Aus den Publikumsfragen im Chat wurde deutlich, wie relevant in Anbetracht der wertegeleiteten Außenpolitik Deutschlands die Frage danach ist, wie Deutschland den Spagat zwischen Anspruch und Wirklichkeit schaffen könne, etwa mit Blick auf die chinesische Regierung oder im brisanten Fall von Russland unter Putin. Neben der Bedrohung für die europäische Sicherheitsstruktur durch Russland, betonte Thomas Ossowski aber auch die große Einigkeit unter den Mitgliedstaaten der EU, die die Lage gleichermaßen als ernst bewerten. Die europäische Einheit sei in dieser Krisensituation von besonderer Wichtigkeit. Im Rückblick bekommen diese Aussagen eine neue Tragweite, schließlich begann der Angriffskrieg Russlands auf die Ukraine nur einen Tag später am 24. Februar.

Alle Teilnehmenden bewegte zu diesem Zeitpunkt die Frage, wie aus diplomatischer Perspektive mit Putin umgegangen werden könne, nachdem dieser mit der Anerkennung der Unabhängigkeit der sogenannten Volksrepubliken Donezk und Lugansk eine weitere Eskalation provoziert hatte. Herr Ossowski berichtete dazu von einem neu entworfenen substantiellen Sanktionspaket gegen die russische Regierung, das in den darauffolgenden Tagen in Kraft treten würde und sowohl einzelne politische Akteure, die Wirtschaft, als auch Russland im Allgemeinen hart treffen würde. Er sprach sich in diesem Kontext klar gegen Zugeständnisse für die russische Regierung aus.

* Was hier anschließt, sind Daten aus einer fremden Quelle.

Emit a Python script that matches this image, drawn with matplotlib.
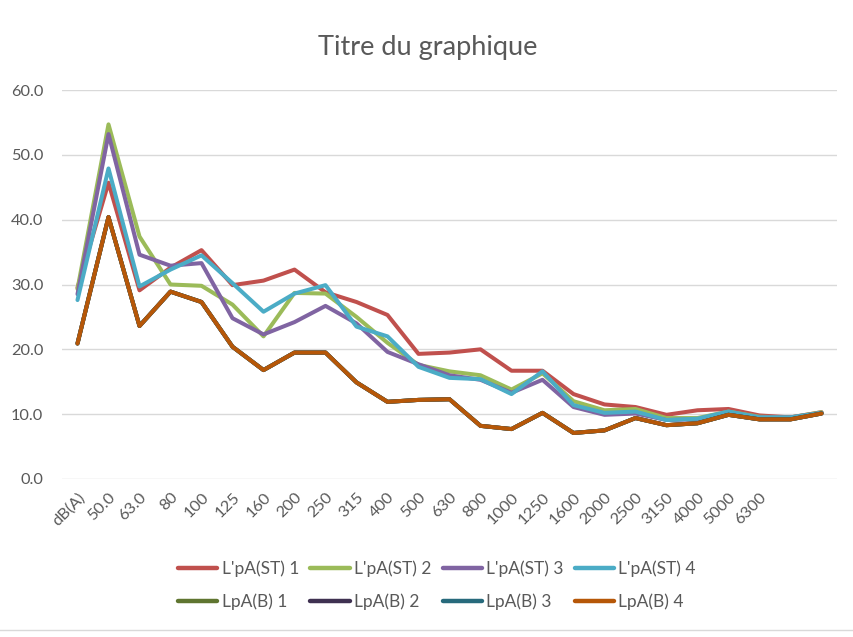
import matplotlib
matplotlib.use("Agg")
import matplotlib.pyplot as plt
import numpy as np
from matplotlib.lines import Line2D

categories = ["dB(A)", "50.0", "63.0", "80", "100", "125", "160", "200", "250", "315",
              "400", "500", "630", "800", "1000", "1250", "1600", "2000", "2500", "3150",
              "4000", "5000", "6300", "", ""]

st1 = [29.5, 45.7, 29.1, 32.6, 35.3, 29.9, 30.6, 32.3, 28.8, 27.3, 25.3, 19.3, 19.5, 20.0,
       16.7, 16.7, 13.1, 11.5, 11.1, 9.9, 10.6, 10.8, 9.8, 9.5, 10.3]
st2 = [29.3, 54.7, 37.4, 30.0, 29.8, 26.9, 22.0, 28.7, 28.6, 25.0, 21.0, 17.6, 16.6, 16.0,
       13.8, 16.3, 12.0, 10.6, 10.8, 9.4, 9.4, 10.4, 9.6, 9.5, 10.3]
st3 = [28.5, 53.2, 34.6, 32.9, 33.3, 24.8, 22.3, 24.2, 26.7, 24.0, 19.6, 17.7, 16.0, 15.3,
       13.3, 15.3, 11.1, 9.9, 10.1, 9.1, 9.2, 10.3, 9.5, 9.5, 10.2]
st4 = [27.6, 47.9, 29.7, 32.3, 34.5, 30.2, 25.8, 28.6, 29.9, 23.5, 22.0, 17.3, 15.6, 15.4,
       13.1, 16.6, 11.4, 10.2, 10.4, 9.1, 9.3, 10.4, 9.5, 9.5, 10.2]
b1 = [20.9, 40.4, 23.6, 28.9, 27.3, 20.4, 16.8, 19.5, 19.5, 14.9, 11.9, 12.2, 12.3, 8.2,
      7.7, 10.2, 7.1, 7.5, 9.4, 8.3, 8.6, 9.9, 9.2, 9.2, 10.1]
b2 = list(b1)
b3 = list(b1)
b4 = list(b1)

series_names = ["L'pA(ST) 1", "L'pA(ST) 2", "L'pA(ST) 3", "L'pA(ST) 4",
                "LpA(B) 1", "LpA(B) 2", "LpA(B) 3", "LpA(B) 4"]
series_values = [st1, st2, st3, st4, b1, b2, b3, b4]
colors = ["#C0504D", "#9BBB59", "#8064A2", "#4BACC6",
          "#5F7530", "#3F3151", "#276A7C", "#B65708"]

plt.rcParams['font.family'] = ['Lato', 'DejaVu Sans']
W, H = 854, 637
fig = plt.figure(figsize=(W / 100, H / 100), dpi=100)
ax = fig.add_axes([62 / W, 1 - 479 / H, (837 - 62) / W, (479 - 90) / H])

x = np.arange(len(categories))
handles = []
for name, vals, c in zip(series_names, series_values, colors):
    h, = ax.plot(x, vals, color=c, lw=2.9, solid_joinstyle='round', solid_capstyle='round',
                 label=name, zorder=3)
    handles.append(h)

ax.set_xlim(-0.5, len(categories) - 0.5)
ax.set_ylim(0, 60)
ax.set_yticks(np.arange(0, 61, 10))
ax.set_yticklabels([f"{v:.1f}" for v in np.arange(0, 61, 10)])
ax.set_xticks(x)
ax.set_xticklabels(categories, rotation=45, ha='right', rotation_mode='anchor')
ax.tick_params(axis='both', length=0, colors='#595959', labelsize=11.8)
ax.tick_params(axis='y', pad=13.5)
ax.tick_params(axis='x', pad=8)
ax.grid(axis='y', color='#D9D9D9', lw=1.0, zorder=0)
for s in ax.spines.values():
    s.set_visible(False)

fig.text(428 / W, 1 - 48 / H, "Titre du graphique", ha='center', va='center',
         fontsize=19.5, color='#595959')

order = [0, 4, 1, 5, 2, 6, 3, 7]
leg = fig.legend([handles[i] for i in order], [series_names[i] for i in order],
                 loc='center', bbox_to_anchor=(437 / W, 1 - 585 / H), ncol=4,
                 frameon=False, fontsize=12.5, handlelength=2.25, handletextpad=0.25,
                 columnspacing=0.65, labelspacing=0.95)
for t in leg.get_texts():
    t.set_color('#595959')
for lh in leg.legend_handles:
    lh.set_linewidth(3.2)

fig.add_artist(Line2D([0, 1], [1 - 630 / H, 1 - 630 / H], color='#D9D9D9', lw=1.0))

fig.savefig("out.png", dpi=100)
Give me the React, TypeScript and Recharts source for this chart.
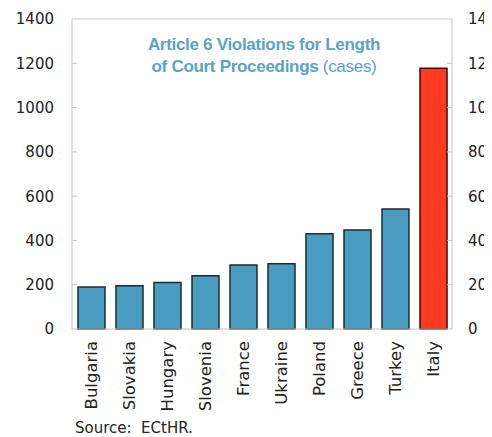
import React from 'react';
import { ComposedChart, Bar, Line, XAxis, YAxis, Cell, ReferenceLine } from 'recharts';

const countries = ['Bulgaria', 'Slovakia', 'Hungary', 'Slovenia', 'France', 'Ukraine', 'Poland', 'Greece', 'Turkey', 'Italy'];
const cases = [190, 195, 210, 240, 289, 295, 430, 447, 542, 1178];
const yTicks = [0, 200, 400, 600, 800, 1000, 1200, 1400];
const highlighted = 'Italy';

const data = countries.map((name, i) => ({ name, cases: cases[i] }));

const BLUE = '#4a9cc0';
const RED = '#ff3a20';
const FRAME = '#c4c4c4';
const TICK_FONT = 'DejaVu Sans, Verdana, sans-serif';

const LeftTick = (props: any) => {
  const { x, y, payload } = props;
  return (
    <g>
      {payload.value !== 0 && payload.value !== 1400 && (
        <line x1={x + 18} y1={y} x2={x + 23} y2={y} stroke={FRAME} strokeWidth={1} />
      )}
      <text x={x} y={y} dy="0.36em" textAnchor="end" fontFamily={TICK_FONT} fontSize={15} fill="#222">
        {payload.value}
      </text>
    </g>
  );
};

const RightTick = (props: any) => {
  const { x, y, payload } = props;
  return (
    <g>
      {payload.value !== 0 && payload.value !== 1400 && (
        <line x1={x - 21} y1={y} x2={x - 16} y2={y} stroke={FRAME} strokeWidth={1} />
      )}
      <text x={x} y={y} dy="0.36em" textAnchor="start" fontFamily={TICK_FONT} fontSize={15} fill="#222">
        {payload.value}
      </text>
    </g>
  );
};

const CountryTick = (props: any) => {
  const { x, y, payload } = props;
  return (
    <text
      x={x}
      y={y}
      dy={6}
      textAnchor="end"
      transform={`rotate(-90, ${x}, ${y})`}
      fontFamily={TICK_FONT}
      fontSize={16.5}
      fill="#222"
    >
      {payload.value}
    </text>
  );
};

export default function App() {
  return (
    <div style={{ position: 'relative', width: 484, height: 429, overflow: 'hidden', background: '#fff' }}>
      <ComposedChart
        width={520}
        height={429}
        data={data}
        margin={{ top: 11, right: 0, bottom: 18, left: 0 }}
        barSize={27}
      >
        <XAxis
          dataKey="name"
          interval={0}
          height={90}
          tickSize={0}
          tickMargin={12}
          tickLine={false}
          axisLine={{ stroke: FRAME }}
          tick={<CountryTick />}
        />
        <YAxis
          yAxisId="left"
          width={64}
          domain={[0, 1400]}
          ticks={yTicks}
          interval={0}
          tickSize={0}
          tickMargin={18}
          tickLine={false}
          axisLine={{ stroke: FRAME }}
          tick={<LeftTick />}
        />
        <YAxis
          yAxisId="right"
          orientation="right"
          width={76}
          domain={[0, 1400]}
          ticks={yTicks}
          interval={0}
          tickSize={0}
          tickMargin={16}
          tickLine={false}
          axisLine={{ stroke: FRAME }}
          tick={<RightTick />}
        />
        <ReferenceLine yAxisId="left" y={1400} stroke={FRAME} />
        <Bar yAxisId="left" dataKey="cases" stroke="#1c2b32" strokeWidth={1.5} isAnimationActive={false}>
          {data.map((d) => (
            <Cell key={d.name} fill={d.name === highlighted ? RED : BLUE} stroke={d.name === highlighted ? '#3a0c06' : '#1c2b32'} />
          ))}
        </Bar>
        {/* mirrored scale on the right side shares the same series */}
        <Line
          yAxisId="right"
          dataKey="cases"
          stroke="none"
          dot={false}
          activeDot={false}
          legendType="none"
          isAnimationActive={false}
        />
      </ComposedChart>
      <div
        style={{
          position: 'absolute',
          left: 96,
          width: 320,
          top: 26,
          textAlign: 'center',
          fontFamily: 'Liberation Sans, Arial, sans-serif',
          fontSize: 17,
          lineHeight: '22px',
          fontWeight: 'bold',
          color: '#5aa3c5',
          letterSpacing: -0.3,
        }}
      >
        <div>Article 6 Violations for Length</div>
        <div>
          of Court Proceedings <span style={{ fontWeight: 'normal' }}>(cases)</span>
        </div>
      </div>
      <div
        style={{
          position: 'absolute',
          left: 67,
          top: 413,
          fontFamily: TICK_FONT,
          fontSize: 15,
          lineHeight: '15px',
          color: '#222',
          whiteSpace: 'pre',
        }}
      >
        {'Source:  ECtHR.'}
      </div>
    </div>
  );
}
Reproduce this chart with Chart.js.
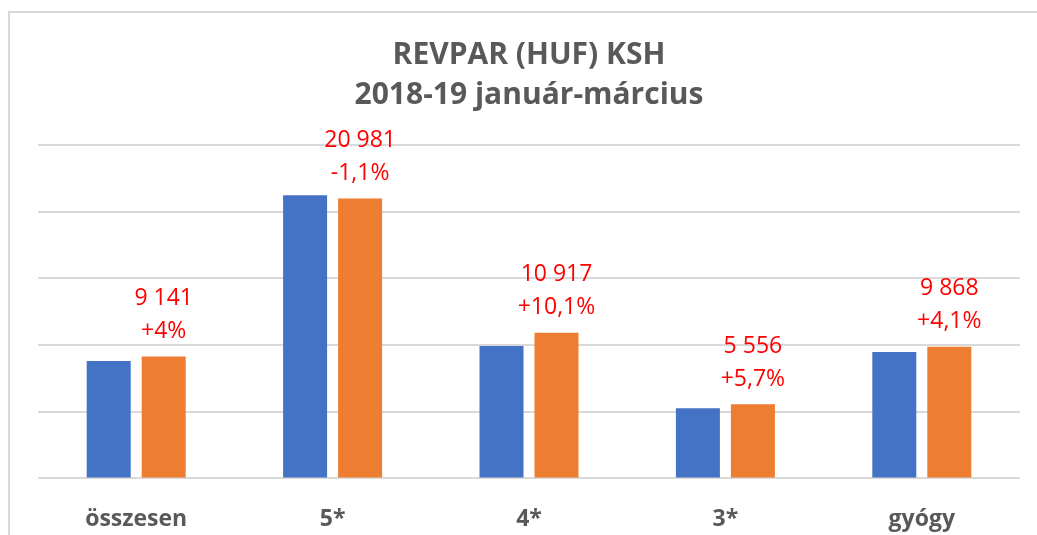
<!DOCTYPE html>
<html>
<head>
<meta charset="utf-8">
<script src="https://cdn.jsdelivr.net/npm/chart.js@4"></script>
<style>
html,body{margin:0;padding:0;background:#fff;}
#wrap{position:relative;width:1037px;height:535px;}
</style>
</head>
<body>
<div id="wrap"><canvas id="c" width="1037" height="535"></canvas></div>
<script>
const categories = ['összesen', '5*', '4*', '3*', 'gyógy'];
const values2018 = [8789, 21214, 9915, 5256, 9479];
const values2019 = [9141, 20981, 10917, 5556, 9868];
const changeLabels = ['+4%', '-1,1%', '+10,1%', '+5,7%', '+4,1%'];
const titleLines = ['REVPAR (HUF) KSH', '2018-19 január-március'];

const FONT = "'Open Sans', sans-serif";

function fmt(v){
  return String(v).replace(/\B(?=(\d{3})+(?!\d))/g, ' ');
}

const frame = {
  id: 'frame',
  beforeDraw(chart){
    const ctx = chart.ctx;
    ctx.save();
    ctx.fillStyle = '#fff';
    ctx.fillRect(0,0,chart.width,chart.height);
    ctx.strokeStyle = '#d9d9d9';
    ctx.lineWidth = 2;
    ctx.strokeRect(9, 12, chart.width + 20, chart.height + 20);
    ctx.restore();
  }
};

const valueLabels = {
  id: 'valueLabels',
  afterDatasetsDraw(chart){
    const ctx = chart.ctx;
    const meta = chart.getDatasetMeta(1);
    ctx.save();
    ctx.fillStyle = '#ff0000';
    ctx.font = "23px " + FONT;
    ctx.textAlign = 'center';
    ctx.textBaseline = 'middle';
    meta.data.forEach((bar, i) => {
      ctx.fillText(fmt(values2019[i]), bar.x, bar.y - 58);
      ctx.fillText(changeLabels[i], bar.x, bar.y - 25);
    });
    ctx.restore();
  }
};

new Chart(document.getElementById('c'), {
  type: 'bar',
  data: {
    labels: categories,
    datasets: [
      { label: '2018', data: values2018, backgroundColor: '#4472C4', borderWidth: 0,
        categoryPercentage: 0.56, barPercentage: 0.8 },
      { label: '2019', data: values2019, backgroundColor: '#ED7D31', borderWidth: 0,
        categoryPercentage: 0.56, barPercentage: 0.8 }
    ]
  },
  options: {
    responsive: false,
    animation: false,
    layout: { padding: { left: 38, right: 17, top: 0, bottom: -17 } },
    plugins: {
      legend: { display: false },
      tooltip: { enabled: false },
      title: {
        display: true,
        text: titleLines,
        color: '#595959',
        font: { family: FONT, size: 30, weight: 'bold', lineHeight: 1.33 },
        padding: { top: 36, bottom: 29 }
      }
    },
    scales: {
      x: {
        grid: { display: false },
        border: { display: false },
        ticks: { color: '#595959', font: { family: FONT, size: 23, weight: 'bold' }, padding: 19 }
      },
      y: {
        min: 0, max: 25000,
        ticks: { display: false, stepSize: 5000 },
        grid: { color: '#d9d9d9', lineWidth: 2, drawTicks: false },
        border: { display: false }
      }
    }
  },
  plugins: [frame, valueLabels]
});
</script>
</body>
</html>
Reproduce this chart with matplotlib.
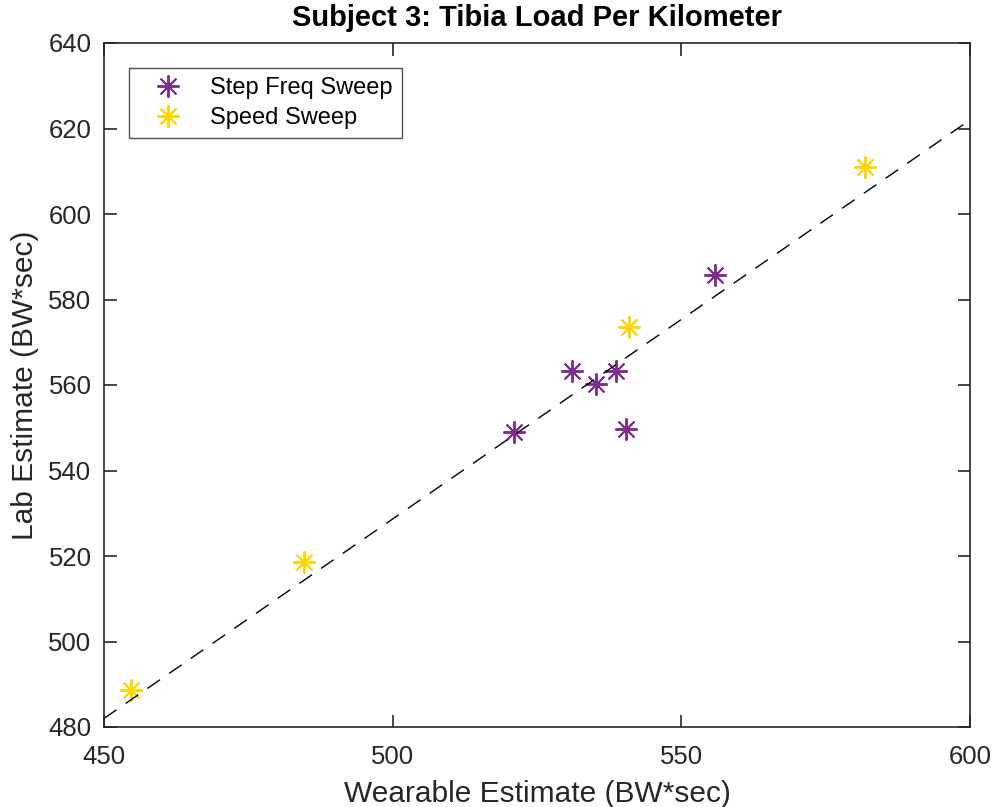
import matplotlib
matplotlib.use("Agg")
import matplotlib.pyplot as plt
import numpy as np

plt.rcParams['font.family'] = ['Liberation Sans', 'DejaVu Sans']

step_x = [521.0, 531.0, 535.3, 538.6, 540.4, 555.8]
step_y = [549.0, 563.3, 560.2, 563.3, 549.7, 585.7]
speed_x = [454.6, 484.6, 540.9, 581.8]
speed_y = [488.7, 518.5, 573.6, 610.9]
fit_x = [450.0, 600.0]
fit_y = [482.0, 622.0]

xticks = [450, 500, 550, 600]
yticks = [480, 500, 520, 540, 560, 580, 600, 620, 640]

fig = plt.figure(figsize=(9.95, 8.07), dpi=100)
ax = fig.add_axes([104/995, 1-727/807, (970-104)/995, (727-43)/807])

asterisk = (8, 2, 0)
ax.plot(step_x, step_y, linestyle='none', marker=asterisk, markersize=16,
        markeredgewidth=1.4, color='#7E2F8E', label='Step Freq Sweep')
ax.plot(speed_x, speed_y, linestyle='none', marker=asterisk, markersize=16,
        markeredgewidth=1.4, color='#FFD500', label='Speed Sweep')
ax.plot(fit_x, fit_y, color='black', linewidth=1.0, dashes=(11, 8))

ax.set_xlim(450, 600)
ax.set_ylim(480, 640)
ax.set_xticks(xticks)
ax.set_yticks(yticks)

axcol = '#262626'
for s in ax.spines.values():
    s.set_color(axcol)
    s.set_linewidth(1.2)
ax.tick_params(direction='in', length=9, width=1.2, colors=axcol, labelsize=18.5,
               top=True, right=True)
ax.tick_params(axis='x', pad=13)
ax.tick_params(axis='y', pad=9)

ax.set_xlabel('Wearable Estimate (BW*sec)', fontsize=21.5, color=axcol, labelpad=8)
ax.set_ylabel('Lab Estimate (BW*sec)', fontsize=21.5, color=axcol, labelpad=7)
ax.set_title('Subject 3: Tibia Load Per Kilometer', fontsize=21, fontweight='bold', pad=12)

leg = ax.legend(loc='upper left', bbox_to_anchor=(25/866, 1-25/684), fontsize=17,
                frameon=True, fancybox=False, edgecolor=axcol, borderpad=0.4,
                handlelength=2.5, handletextpad=0.55, labelspacing=0.32, borderaxespad=0)
leg.get_frame().set_linewidth(1.0)

fig.savefig('out.png', dpi=100)
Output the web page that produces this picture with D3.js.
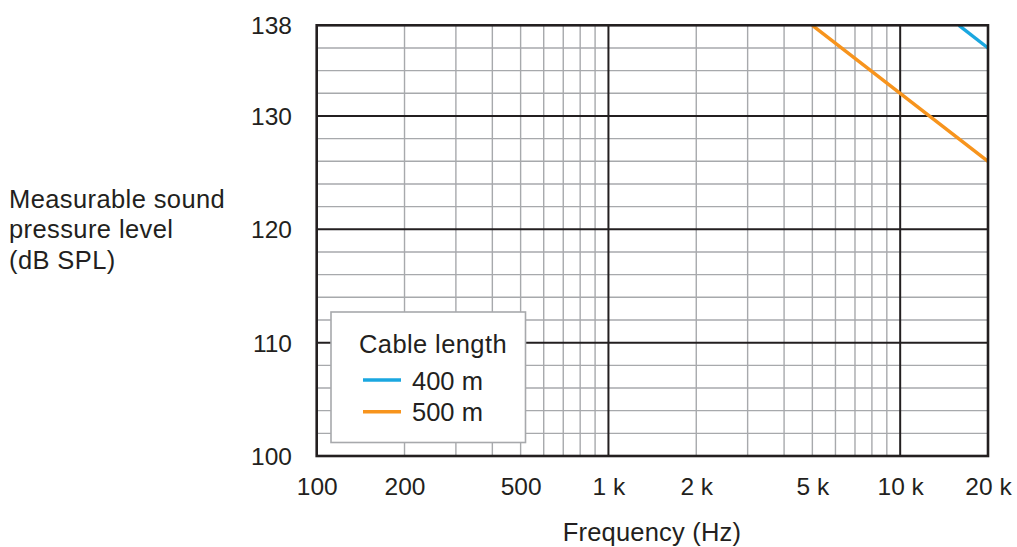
<!DOCTYPE html>
<html><head><meta charset="utf-8">
<script src="https://cdn.jsdelivr.net/npm/d3@7"></script>
<style>body{margin:0;background:#fff}svg{display:block}text{font-family:"Liberation Sans",Arial,sans-serif;fill:#231f20}</style>
</head><body>
<svg id="c" width="1017" height="547"></svg>
<script>
const xTickValues = [100, 200, 500, 1000, 2000, 5000, 10000, 20000];
const xTickLabels = ["100", "200", "500", "1 k", "2 k", "5 k", "10 k", "20 k"];
const yTickValues = [100, 110, 120, 130, 138];
const seriesNames = ["400 m", "500 m"];
const seriesColors = ["#1aa7e0", "#f7941d"];
const series400 = [[15900, 138], [20000, 136]];
const series500 = [[5000, 138], [10000, 132], [20000, 126]];
const seriesData = [series400, series500];

const svg = d3.select("#c");
const L = 316.7, R = 988, T = 25.3, B = 456;
const x = d3.scaleLog().domain([100, 20000]).range([L, R]);
const y = d3.scaleLinear().domain([100, 138]).range([B, T]);

// minor grid
const minorX = [];
[100, 1000, 10000].forEach(d => { for (let k = 2; k <= 9; k++) { const v = d * k; if (v < 20000) minorX.push(v); } });
const minorY = d3.range(102, 138, 2).filter(v => v % 10 !== 0);
const g = svg.append("g");
g.selectAll(".mx").data(minorX).join("line")
  .attr("x1", d => x(d)).attr("x2", d => x(d)).attr("y1", T).attr("y2", B)
  .attr("stroke", "#a7a9ac").attr("stroke-width", 1.4);
g.selectAll(".my").data(minorY).join("line")
  .attr("x1", L).attr("x2", R).attr("y1", d => y(d)).attr("y2", d => y(d))
  .attr("stroke", "#a7a9ac").attr("stroke-width", 1.4);
// major grid
g.selectAll(".Mx").data([1000, 10000]).join("line")
  .attr("x1", d => x(d)).attr("x2", d => x(d)).attr("y1", T).attr("y2", B)
  .attr("stroke", "#231f20").attr("stroke-width", 2);
g.selectAll(".My").data([110, 120, 130]).join("line")
  .attr("x1", L).attr("x2", R).attr("y1", d => y(d)).attr("y2", d => y(d))
  .attr("stroke", "#231f20").attr("stroke-width", 2);

// series
const line = d3.line().x(d => x(d[0])).y(d => y(d[1]));
seriesData.forEach((s, i) => {
  svg.append("path").datum(s).attr("d", line).attr("fill", "none")
    .attr("stroke", seriesColors[i]).attr("stroke-width", 3.4);
});

// frame
svg.append("rect").attr("x", L).attr("y", T).attr("width", R - L).attr("height", B - T)
  .attr("fill", "none").attr("stroke", "#231f20").attr("stroke-width", 2.6);

// axes labels via d3 axes
const FF = '"Liberation Sans",Arial,sans-serif';
const xAxis = d3.axisBottom(x).tickValues(xTickValues).tickFormat((d, i) => xTickLabels[i]).tickSize(0).tickPadding(0);
const xg = svg.append("g").attr("transform", `translate(0,${B})`).call(xAxis);
xg.select(".domain").remove();
xg.selectAll("text").attr("font-size", 24.5).attr("dy", null).attr("y", 39).style("font-family", FF).attr("fill", "#231f20");

const yAxis = d3.axisLeft(y).tickValues(yTickValues).tickSize(0).tickPadding(0);
const yg = svg.append("g").attr("transform", `translate(292,0)`).call(yAxis);
yg.select(".domain").remove();
yg.selectAll("text").attr("font-size", 24.5).attr("dy", "0.35em").style("font-family", FF).attr("fill", "#231f20");

// titles
svg.append("text").attr("x", 652).attr("y", 541).attr("text-anchor", "middle")
  .attr("font-size", 25.5).attr("letter-spacing", 0.2).text("Frequency (Hz)");
const yt = svg.append("text").attr("x", 9).attr("font-size", 25.5).attr("letter-spacing", 0.4);
["Measurable sound", "pressure level", "(dB SPL)"].forEach((t, i) => {
  yt.append("tspan").attr("x", 9).attr("y", 207.5 + i * 30.7).text(t);
});

// legend
const lg = svg.append("g");
lg.append("rect").attr("x", 331).attr("y", 312).attr("width", 194.5).attr("height", 130.5)
  .attr("fill", "#fff").attr("stroke", "#a7a9ac").attr("stroke-width", 1.6);
lg.append("text").attr("x", 359).attr("y", 353).attr("font-size", 25.5).attr("letter-spacing", 0.4).text("Cable length");
seriesNames.forEach((n, i) => {
  const yy = 380 + i * 31.7;
  lg.append("line").attr("x1", 363).attr("x2", 401).attr("y1", yy).attr("y2", yy)
    .attr("stroke", seriesColors[i]).attr("stroke-width", 3.4);
  lg.append("text").attr("x", 412).attr("y", yy + 9.5).attr("font-size", 25.5).text(n);
});
</script>
</body></html>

Die europäische Gemeinschaft verurteile ebenso die Anerkennung der Regionen Donezk und Lugansk als unabhängige Territorien, sowie die Annexion der Krim durch Russland. Es sei „völlig klar, dass der Ball hier im Feld Russlands liegt. Sie haben einen eklatanten Völkerrechtsbruch gemacht und wenn sie ihn reparieren, dann können wir über die Aufhebung der Sanktionen sprechen, aber solange sie es nicht tun, können wir es halt nicht machen.“

Zum Schluss der Veranstaltung betonte Herr Ossowski erneut die Prinzipientreue Deutschlands und seiner europäischen, aber auch internationalen Partner, die gerade jetzt von besonderer Bedeutung sei. Zudem müsse klar sein, dass die internationale Nachkriegsordnung auf dem Spiel stehe, genauso wie die grundlegenden, freiheitlich demokratischen Prinzipien einer internationalen auf Frieden basierten Gesellschaft.

„Nein, wir müssen da zu unseren Prinzipien stehen“, lautete eine der wichtigsten Aussagen des Abends, die heute, mehr als ein halbes Jahr nach diesem Gesprächskreis und dem fortwährenden Krieg in der Ukraine, von aktueller Relevanz ist.